-- Start --
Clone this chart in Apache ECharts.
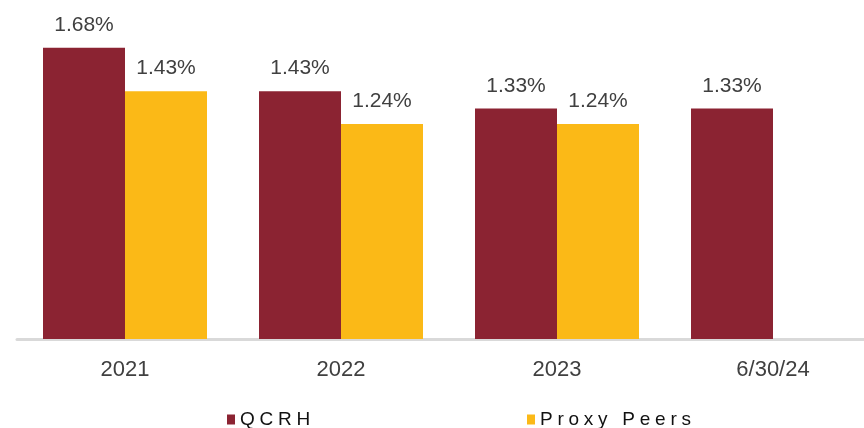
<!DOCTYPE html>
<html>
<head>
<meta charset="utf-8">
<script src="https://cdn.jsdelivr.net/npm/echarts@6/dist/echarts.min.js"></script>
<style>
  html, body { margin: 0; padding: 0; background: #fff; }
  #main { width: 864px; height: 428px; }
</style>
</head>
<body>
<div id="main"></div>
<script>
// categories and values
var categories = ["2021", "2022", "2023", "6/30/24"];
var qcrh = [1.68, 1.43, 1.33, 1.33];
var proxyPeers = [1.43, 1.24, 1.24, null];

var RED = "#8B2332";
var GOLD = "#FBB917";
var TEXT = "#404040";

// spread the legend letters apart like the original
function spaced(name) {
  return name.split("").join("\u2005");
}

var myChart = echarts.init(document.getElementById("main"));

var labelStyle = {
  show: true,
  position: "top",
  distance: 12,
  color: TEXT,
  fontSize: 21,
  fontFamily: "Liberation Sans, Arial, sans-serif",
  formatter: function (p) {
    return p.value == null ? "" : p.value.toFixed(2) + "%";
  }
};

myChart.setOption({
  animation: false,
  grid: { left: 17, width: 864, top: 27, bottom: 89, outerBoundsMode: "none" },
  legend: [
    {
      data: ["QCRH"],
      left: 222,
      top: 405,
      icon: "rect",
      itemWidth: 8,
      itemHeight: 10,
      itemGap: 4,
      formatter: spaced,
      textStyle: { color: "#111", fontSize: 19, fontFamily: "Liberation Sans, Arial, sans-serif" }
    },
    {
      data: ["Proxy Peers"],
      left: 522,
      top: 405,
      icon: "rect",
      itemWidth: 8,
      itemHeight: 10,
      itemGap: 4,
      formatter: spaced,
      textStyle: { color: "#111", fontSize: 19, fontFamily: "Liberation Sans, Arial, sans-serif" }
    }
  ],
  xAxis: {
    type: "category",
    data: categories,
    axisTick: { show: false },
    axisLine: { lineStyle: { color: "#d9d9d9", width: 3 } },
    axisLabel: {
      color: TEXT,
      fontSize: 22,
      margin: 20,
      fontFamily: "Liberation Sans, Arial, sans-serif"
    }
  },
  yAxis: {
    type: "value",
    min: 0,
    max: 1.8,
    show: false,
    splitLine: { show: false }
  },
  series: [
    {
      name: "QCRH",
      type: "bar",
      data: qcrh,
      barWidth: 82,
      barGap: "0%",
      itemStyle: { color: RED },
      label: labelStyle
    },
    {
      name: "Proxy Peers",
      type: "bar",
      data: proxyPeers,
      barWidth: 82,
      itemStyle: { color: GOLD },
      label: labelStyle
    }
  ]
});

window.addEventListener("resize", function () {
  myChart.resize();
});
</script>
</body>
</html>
-- End --
### PROBLEM STATEMENT
Repeat the material above verbatim, with no pictures in the output.

### ANSWER TO THE EXERCISE
Clone this chart in Apache ECharts.
<!DOCTYPE html>
<html>
<head>
<meta charset="utf-8">
<script src="https://cdn.jsdelivr.net/npm/echarts@6/dist/echarts.min.js"></script>
<style>
  html, body { margin: 0; padding: 0; background: #fff; }
  #main { width: 864px; height: 428px; }
</style>
</head>
<body>
<div id="main"></div>
<script>
// categories and values
var categories = ["2021", "2022", "2023", "6/30/24"];
var qcrh = [1.68, 1.43, 1.33, 1.33];
var proxyPeers = [1.43, 1.24, 1.24, null];

var RED = "#8B2332";
var GOLD = "#FBB917";
var TEXT = "#404040";

// spread the legend letters apart like the original
function spaced(name) {
  return name.split("").join("\u2005");
}

var myChart = echarts.init(document.getElementById("main"));

var labelStyle = {
  show: true,
  position: "top",
  distance: 12,
  color: TEXT,
  fontSize: 21,
  fontFamily: "Liberation Sans, Arial, sans-serif",
  formatter: function (p) {
    return p.value == null ? "" : p.value.toFixed(2) + "%";
  }
};

myChart.setOption({
  animation: false,
  grid: { left: 17, width: 864, top: 27, bottom: 89, outerBoundsMode: "none" },
  legend: [
    {
      data: ["QCRH"],
      left: 222,
      top: 405,
      icon: "rect",
      itemWidth: 8,
      itemHeight: 10,
      itemGap: 4,
      formatter: spaced,
      textStyle: { color: "#111", fontSize: 19, fontFamily: "Liberation Sans, Arial, sans-serif" }
    },
    {
      data: ["Proxy Peers"],
      left: 522,
      top: 405,
      icon: "rect",
      itemWidth: 8,
      itemHeight: 10,
      itemGap: 4,
      formatter: spaced,
      textStyle: { color: "#111", fontSize: 19, fontFamily: "Liberation Sans, Arial, sans-serif" }
    }
  ],
  xAxis: {
    type: "category",
    data: categories,
    axisTick: { show: false },
    axisLine: { lineStyle: { color: "#d9d9d9", width: 3 } },
    axisLabel: {
      color: TEXT,
      fontSize: 22,
      margin: 20,
      fontFamily: "Liberation Sans, Arial, sans-serif"
    }
  },
  yAxis: {
    type: "value",
    min: 0,
    max: 1.8,
    show: false,
    splitLine: { show: false }
  },
  series: [
    {
      name: "QCRH",
      type: "bar",
      data: qcrh,
      barWidth: 82,
      barGap: "0%",
      itemStyle: { color: RED },
      label: labelStyle
    },
    {
      name: "Proxy Peers",
      type: "bar",
      data: proxyPeers,
      barWidth: 82,
      itemStyle: { color: GOLD },
      label: labelStyle
    }
  ]
});

window.addEventListener("resize", function () {
  myChart.resize();
});
</script>
</body>
</html>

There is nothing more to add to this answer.